Update of mlab.pca - updated docstring, added saving the eigenvalues.

blackw1ng · blackw1ng · commit 38c60350a9d4 · 2013-07-22T00:18:48.000-07:00
The old version of pca class did not save the Eigenvalues - just the "fractions" that are just percentage values.

Also added info which row of Wt one can find the Eigenvectors.
diff --git a/lib/matplotlib/mlab.py b/lib/matplotlib/mlab.py
@@ -827,19 +827,23 @@ def __init__(self, a):
 
           *numrows*, *numcols*: the dimensions of a
 
-          *mu* : a numdims array of means of a
+          *mu* : a numdims array of means of a.
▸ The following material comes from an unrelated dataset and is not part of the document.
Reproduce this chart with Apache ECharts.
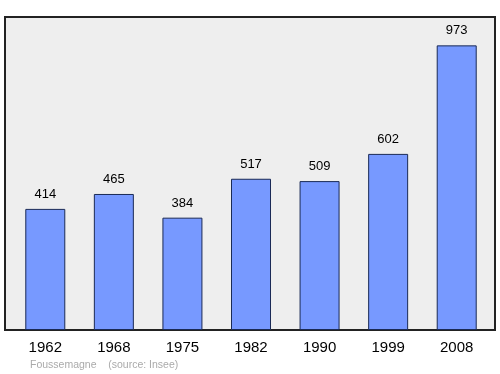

This is the vector that points to the 
+          origin of PCA space. 
 
-          *sigma* : a numdims array of atandard deviation of a
+          *sigma* : a numdims array of standard deviation of a
 
           *fracs* : the proportion of variance of each of the principal components
+        
+          *s* : the actual eigenvalues of the decomposition
 
           *Wt* : the weight vector for projecting a numdims point or array into PCA space
 
           *Y* : a projected into PCA space
 
 
         The factor loadings are in the Wt factor, ie the factor
-        loadings for the 1st principal component are given by Wt[0]
+        loadings for the 1st principal component are given by Wt[0].
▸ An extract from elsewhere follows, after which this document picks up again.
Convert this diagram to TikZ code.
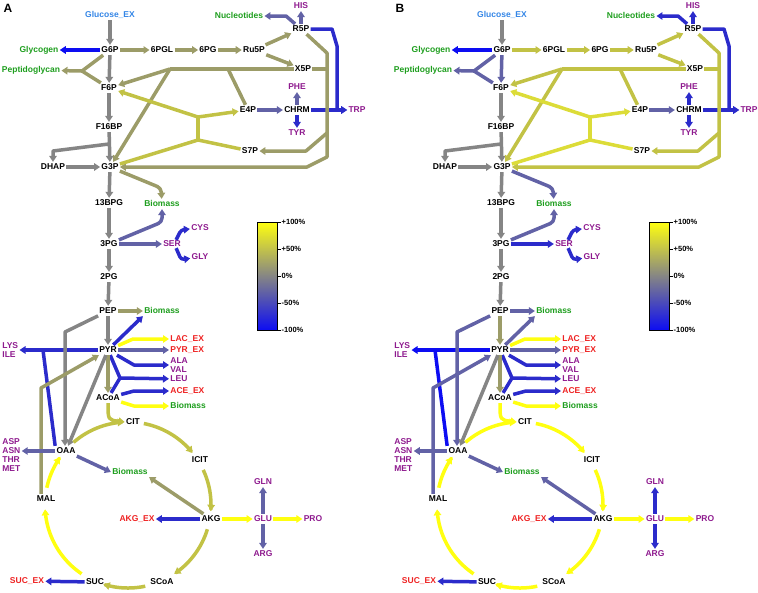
\documentclass[tikz,border=0pt]{standalone}
\usepackage{fontspec}
\setmainfont{Liberation Sans}
\usetikzlibrary{arrows.meta,calc}
\definecolor{cB1}{HTML}{0D0DF2}
\definecolor{cB2}{HTML}{2B2BCB}
\definecolor{cB3}{HTML}{6262A6}
\definecolor{cG}{HTML}{858585}
\definecolor{cO1}{HTML}{9C9C68}
\definecolor{cO2}{HTML}{C2C245}
\definecolor{cO3}{HTML}{DCDC38}
\definecolor{cY}{HTML}{FFFF10}
\definecolor{tgreen}{HTML}{1E9E1E}
\definecolor{tpurple}{HTML}{8E1A8E}
\definecolor{tred}{HTML}{EE2222}
\definecolor{tblue}{HTML}{3385E6}
\newcommand\mf{\fontsize{8.5}{9}\selectfont\bfseries}
\newcommand\mfm{\fontsize{8.5}{8.7}\selectfont\bfseries}
\tikzset{
  nd/.style={font=\mf, inner sep=1.2pt, text height=6.2pt, text depth=1.3pt},
  met/.style={nd, text=black},
  grn/.style={nd, text=tgreen},
  pur/.style={nd, text=tpurple},
  exn/.style={nd, text=tred},
  glc/.style={nd, text=tblue},
  multi/.style={font=\mfm, inner sep=1.2pt, align=left, anchor=west, text=tpurple},
  fl/.style={line width=3.5pt, line join=round},
  fa/.style={fl, -{Triangle[length=6pt,width=7.5pt]}},
  cbl/.style={font=\fontsize{7.5}{8}\selectfont\bfseries, anchor=west, inner sep=0.5pt},
}
\newcommand\colsA{%
\colorlet{eGlc}{cG}\colorlet{eGly}{cB1}\colorlet{ePPP}{cO1}\colorlet{ePep}{cO1}%
\colorlet{eG6F6}{cG}\colorlet{eGray}{cG}\colorlet{ePEPPYR}{cG}\colorlet{eG3Bio}{cO1}%
\colorlet{e3PGBio}{cB3}\colorlet{eSER}{cB3}\colorlet{eCYS}{cB2}\colorlet{ePEPBio}{cO1}%
\colorlet{ePYRBio}{cB2}\colorlet{eLAC}{cY}\colorlet{ePYREX}{cB3}\colorlet{eALA}{cB2}%
\colorlet{eLEU}{cB2}\colorlet{eACE}{cB2}\colorlet{eACBio}{cY}\colorlet{ePYRAC}{cO1}%
\colorlet{eACCIT}{cO2}\colorlet{eTa}{cO2}\colorlet{eTb}{cO2}\colorlet{eTc}{cO2}%
\colorlet{eTd}{cO2}\colorlet{eTe}{cO2}\colorlet{eTf}{cY}\colorlet{eTg}{cY}%
\colorlet{eASP}{cB3}\colorlet{eLYS}{cB2}\colorlet{ePEPOAA}{cG}\colorlet{ePYROAA}{cG}%
\colorlet{eMALPYR}{cO1}\colorlet{eOAABio}{cB3}\colorlet{eAKGBio}{cO1}\colorlet{eAKGEX}{cB2}%
\colorlet{eSUCEX}{cB2}\colorlet{eGLU}{cY}\colorlet{ePRO}{cY}\colorlet{eGLN}{cB3}%
\colorlet{eNuc}{cB3}\colorlet{eHIS}{cB3}\colorlet{eTRP}{cB2}\colorlet{eCHTRP}{cB2}%
\colorlet{eE4P}{cB3}\colorlet{ePHE}{cB3}\colorlet{eTYR}{cB2}\colorlet{eTK2}{cO1}%
\colorlet{eTK1}{cO1}\colorlet{eTA}{cO2}}
\newcommand\colsB{%
\colorlet{eGlc}{cG}\colorlet{eGly}{cB1}\colorlet{ePPP}{cO2}\colorlet{ePep}{cB3}%
\colorlet{eG6F6}{cB3}\colorlet{eGray}{cG}\colorlet{ePEPPYR}{cO1}\colorlet{eG3Bio}{cB3}%
\colorlet{e3PGBio}{cB3}\colorlet{eSER}{cB2}\colorlet{eCYS}{cB2}\colorlet{ePEPBio}{cB3}%
\colorlet{ePYRBio}{cB3}\colorlet{eLAC}{cY}\colorlet{ePYREX}{cB3}\colorlet{eALA}{cB2}%
\colorlet{eLEU}{cB2}\colorlet{eACE}{cB2}\colorlet{eACBio}{cY}\colorlet{ePYRAC}{cO1}%
\colorlet{eACCIT}{cY}\colorlet{eTa}{cY}\colorlet{eTb}{cY}\colorlet{eTc}{cY}%
\colorlet{eTd}{cY}\colorlet{eTe}{cY}\colorlet{eTf}{cY}\colorlet{eTg}{cY}%
\colorlet{eASP}{cB3}\colorlet{eLYS}{cB1}\colorlet{ePEPOAA}{cB3}\colorlet{ePYROAA}{cG}%
\colorlet{eMALPYR}{cB3}\colorlet{eOAABio}{cB3}\colorlet{eAKGBio}{cB3}\colorlet{eAKGEX}{cB2}%
\colorlet{eSUCEX}{cB2}\colorlet{eGLU}{cY}\colorlet{ePRO}{cY}\colorlet{eGLN}{cB2}%
\colorlet{eNuc}{cB2}\colorlet{eHIS}{cB2}\colorlet{eTRP}{cB2}\colorlet{eCHTRP}{cB2}%
\colorlet{eE4P}{cB3}\colorlet{ePHE}{cB2}\colorlet{eTYR}{cB2}\colorlet{eTK2}{cO2}%
\colorlet{eTK1}{cO2}\colorlet{eTA}{cO3}}
\newcommand\metpanel[1]{%
\node[font=\fontsize{12}{12}\selectfont\bfseries, inner sep=0pt] (lab) at (8,8) {#1};
\node[glc] (Glc) at (110,15) {Glucose\_EX};
\node[met] (G6P) at (110,50) {G6P};
\node[grn] (Glyc) at (39,50) {Glycogen};
\node[met] (PGL6) at (162,50) {6PGL};
\node[met] (PG6) at (208,50) {6PG};
\node[met] (Ru5P) at (254,50) {Ru5P};
\node[met] (R5P) at (301,29) {R5P};
\node[pur] (HIS) at (301,6) {HIS};
\node[grn] (Nucl) at (239,16) {Nucleotides};
\node[met] (X5P) at (303,69) {X5P};
\node[met] (E4P) at (248,110) {E4P};
\node[met] (CHRM) at (297,110) {CHRM};
\node[pur] (PHE) at (297,87) {PHE};
\node[pur] (TYR) at (297,133) {TYR};
\node[pur] (TRP) at (357,110) {TRP};
\node[grn] (Pepg) at (31,70) {Peptidoglycan};
\node[met] (F6P) at (109,88) {F6P};
\node[met] (F16BP) at (109,127) {F16BP};
\node[met] (DHAP) at (53,167) {DHAP};
\node[met] (G3P) at (110,167) {G3P};
\node[met] (S7P) at (250,151) {S7P};
\node[met] (BPG13) at (109,203) {13BPG};
\node[grn] (BioA) at (162,204) {Biomass};
\node[met] (PG3) at (109,244) {3PG};
\node[pur] (SER) at (172,244) {SER};
\node[pur] (CYS) at (200,228) {CYS};
\node[pur] (GLY) at (200,257) {GLY};
\node[met] (PG2) at (109,277) {2PG};
\node[met] (PEP) at (108,311) {PEP};
\node[grn] (BioB) at (162,311) {Biomass};
\node[met] (PYR) at (108,350) {PYR};
\node[multi] (LYS) at (1,350) {LYS\\ILE};
\node[exn,anchor=west] (LAC) at (169,339) {LAC\_EX};
\node[exn,anchor=west] (PYREX) at (169,350) {PYR\_EX};
\node[multi] (ALA) at (169,365) {ALA\\VAL};
\node[pur,anchor=west] (LEU) at (169,379) {LEU};
\node[exn,anchor=west] (ACE) at (169,391) {ACE\_EX};
\node[grn,anchor=west] (BioC) at (169,406) {Biomass};
\node[met] (ACoA) at (108,398) {ACoA};
\node[met] (CIT) at (133,422) {CIT};
\node[met] (ICIT) at (200,460) {ICIT};
\node[met] (AKG) at (211,519) {AKG};
\node[met] (SCoA) at (162,582) {SCoA};
\node[met] (SUC) at (95,582) {SUC};
\node[met] (MAL) at (46,499) {MAL};
\node[met] (OAA) at (66,451) {OAA};
\node[multi] (ASP) at (1,455) {ASP\\ASN\\THR\\MET};
\node[grn] (BioD) at (130,472) {Biomass};
\node[exn] (AKGEX) at (137,519) {AKG\_EX};
\node[exn] (SUCEX) at (27,581) {SUC\_EX};
\node[pur] (GLU) at (263,519) {GLU};
\node[pur] (GLN) at (263,482) {GLN};
\node[pur] (ARG) at (263,554) {ARG};
\node[pur] (PRO) at (313,519) {PRO};
\coordinate (kP) at (82,71);
\coordinate (kD1) at (109,144);
\coordinate (kD2) at (53,151);
\coordinate (kX) at (170,69);
\coordinate (kE) at (228,69);
\coordinate (tA) at (198,117);
\coordinate (tB) at (198,140);
\coordinate (kV1) at (327,53);
\coordinate (kV2) at (327,157);
\coordinate (kV3) at (307,167);
\coordinate (kX5) at (327,69);
\coordinate (kS1) at (327,133);
\coordinate (kS2) at (306,151);
\coordinate (kN) at (286,16);
\coordinate (kT1) at (332,29);
\coordinate (kT2) at (337,46);
\coordinate (kL) at (43,350);
\coordinate (kPE) at (65,332);
\coordinate (kM) at (41,388);
\coordinate (kLEU) at (120,378);
\coordinate (kGB) at (161,188);
\coordinate (kPB) at (162,222);
% upper glycolysis
\draw[fa,eGlc] (Glc) -- (G6P);
\draw[fa,eGly] (G6P) -- (Glyc);
\draw[fa,eG6F6] (G6P) -- (F6P);
\draw[fl,ePep] (G6P) -- (kP) -- (F6P);
\draw[fa,ePep] (kP) -- (Pepg);
\draw[fa,eGray] (F6P) -- (F16BP);
\draw[fa,eGray] (F16BP) -- (G3P);
\draw[fa,eGray] (kD1) -- (kD2) -- (DHAP);
\draw[fa,eGray] (DHAP) -- (G3P);
\draw[fa,eGray] (G3P) -- (BPG13);
\draw[fa,eGray] (BPG13) -- (PG3);
\draw[fa,eGray] (PG3) -- (PG2);
\draw[fa,eGray] (PG2) -- (PEP);
\draw[fa,ePEPPYR] (PEP) -- (PYR);
\draw[fa,eG3Bio,rounded corners=4pt] (G3P) -- (kGB) -- (BioA);
\draw[fa,e3PGBio,rounded corners=4pt] (PG3) -- (kPB) -- (BioA);
\draw[fa,eSER] (PG3) -- (SER);
\draw[fa,eCYS,rounded corners=3pt] ($(SER.north east)+(-6,1)$) -- ($(SER.north east)+(-1,-9)$) -- (CYS);
\draw[fa,eCYS,rounded corners=3pt] ($(SER.south east)+(-6,-1)$) -- ($(SER.south east)+(-1,10.5)$) -- (GLY);
% pentose phosphate
\draw[fa,ePPP] (G6P) -- (PGL6);
\draw[fa,ePPP] (PGL6) -- (PG6);
\draw[fa,ePPP] (PG6) -- (Ru5P);
\draw[fa,ePPP] (Ru5P) -- (R5P);
\draw[fa,ePPP] (Ru5P) -- (X5P);
\draw[fa,eNuc] (R5P) -- (kN) -- (Nucl);
\draw[fa,eHIS] (R5P) -- (HIS);
\draw[fa,eTRP] (R5P) -- (kT1) -- (kT2) -- (kT2 |- TRP) -- (TRP);
\draw[fa,eE4P] (E4P) -- (CHRM);
\draw[fa,eCHTRP] (CHRM) -- (TRP);
\draw[fa,ePHE] (CHRM) -- (PHE);
\draw[fa,eTYR] (CHRM) -- (TYR);
\draw[fa,eTK2] (R5P) -- (kV1) -- (kV2) -- (kV3) -- (G3P);
\draw[fl,eTK2] (X5P) -- (kX5);
\draw[fa,eTK2] (kS1) -- (kS2) -- (S7P);
\draw[fl,eTK1] (X5P) -- (kX);
\draw[fa,eTK1] (kX) -- (F6P);
\draw[fa,eTK1] (kX) -- (G3P);
\draw[fl,eTK1] (kE) -- (E4P);
\draw[fl,eTA] (tA) -- (tB);
\draw[fa,eTA] (tA) -- (E4P);
\draw[fa,eTA] (tA) -- (F6P);
\draw[fl,eTA] (tB) -- (S7P);
\draw[fl,eTA] (tB) -- (G3P);
% pyruvate node
\draw[fa,ePEPBio] (PEP) -- (BioB);
\draw[fa,ePYRBio] (PYR) -- (BioB.south west);
\draw[fa,eLAC] (PYR) -- (133,339) -- (LAC);
\draw[fa,ePYREX] (PYR) -- (PYREX);
\draw[fa,eALA] (PYR) -- (134,365) -- (ALA);
\draw[fl,eLEU] (PYR) -- (kLEU) -- (ACoA);
\draw[fa,eLEU] (kLEU) -- (LEU);
\draw[fa,ePYRAC] (PYR) -- (ACoA);
\draw[fa,eACE] (ACoA) -- (134,391) -- (ACE);
\draw[fa,eACBio] (ACoA) -- (134,406) -- (BioC);
\draw[fa,eACCIT] (ACoA.south) .. controls (108,420) .. (CIT.west);
\draw[fa,eLYS] (PYR) -- (PYR -| LYS.east);
\draw[fl,eLYS] (kL) -- (OAA.north west);
\draw[fa,ePEPOAA] (PEP) -- (kPE) -- (kPE |- OAA.north);
\draw[fa,ePYROAA] (PYR) -- (OAA);
\draw[fa,eMALPYR] (kM |- MAL.north) -- (kM) -- (PYR);
% TCA cycle
\draw[fa,eTa] plot[domain=-131:-93,samples=30,variable=\t] ({128+83*cos(\t)},{505+83*sin(\t)});
\draw[fa,eTb] plot[domain=-79:-39,samples=30,variable=\t] ({128+83*cos(\t)},{505+83*sin(\t)});
\draw[fa,eTc] plot[domain=-25:4,samples=30,variable=\t] ({128+83*cos(\t)},{505+83*sin(\t)});
\draw[fa,eTd] plot[domain=17:56,samples=30,variable=\t] ({128+83*cos(\t)},{505+83*sin(\t)});
\draw[fa,eTe] plot[domain=78:107,samples=30,variable=\t] ({128+83*cos(\t)},{505+83*sin(\t)});
\draw[fa,eTf] plot[domain=124:177,samples=30,variable=\t] ({128+83*cos(\t)},{505+83*sin(\t)});
\draw[fa,eTg] plot[domain=192:215,samples=30,variable=\t] ({128+83*cos(\t)},{505+83*sin(\t)});
\draw[fa,eASP] (OAA) -- (OAA -| ASP.east);
\draw[fa,eOAABio] (OAA) -- (BioD.west);
\draw[fa,eAKGBio] (AKG) -- (BioD.south east);
\draw[fa,eAKGEX] (AKG) -- (AKGEX);
\draw[fa,eSUCEX] (SUC) -- (SUCEX);
\draw[fa,eGLU] (AKG) -- (GLU);
\draw[fa,ePRO] (GLU) -- (PRO);
\draw[fa,eGLN] (GLU) -- (GLN);
\draw[fa,eGLN] (GLU) -- (ARG);
% colour bar
\shade[top color=cY, bottom color=cG] (257,222) rectangle (277,276);
\shade[top color=cG, bottom color=cB1] (257,276) rectangle (277,330);
\draw[line width=0.8pt] (257,222) rectangle (277,330);
\foreach \yy/\tt in {222/+100\%,249/+50\%,276/0\%,303/-50\%,330/-100\%}{
  \draw[line width=0.8pt] (277,\yy) -- (281,\yy);
  \node[cbl] at (281,\yy) {\tt};
}
}
\begin{document}
\begin{tikzpicture}[x=1pt,y=-1pt]
\useasboundingbox (0,0) rectangle (758,592);
\begin{scope}[name prefix=A-]
\colsA
\metpanel{A}
\end{scope}
\begin{scope}[xshift=392pt,name prefix=B-]
\colsB
\metpanel{B}
\end{scope}
\end{tikzpicture}
\end{document}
+        This row is also the 1st eigenvector.
 
         """
         n, m = a.shape
@@ -856,15 +860,27 @@ def __init__(self, a):
 
         U, s, Vh = np.linalg.svd(a, full_matrices=False)
 
-
-        Y = np.dot(Vh, a.T).T
-
-        vars = s**2/float(len(s))
-        self.fracs = vars/vars.sum()
-
-
+        # Note: .H indicates the conjugate transposed / Hermitian.
+        
+        # The SVD is commonly written as a = U s V.H.
+        # If U is a unitary matrix, it means that it satisfies U.H = inv(U).
+        
+        # The rows of Vh are the eigenvectors of a.H a.
+        # The columns of U are the eigenvectors of a a.H. 
+        # For row i in Vh and column i in U, the corresponding eigenvalue is s[i]**2.
+         
         self.Wt = Vh
+        
+        # save the transposed coordinates
+        Y = np.dot(Vh, a.T).T
         self.Y = Y
+        
+        # save the eigenvalues
+        self.s = s**2
+        
+        # and now the contribution of the individual components
+        vars = self.s/float(len(s))
+        self.fracs = vars/vars.sum()
 
 
     def project(self, x, minfrac=0.):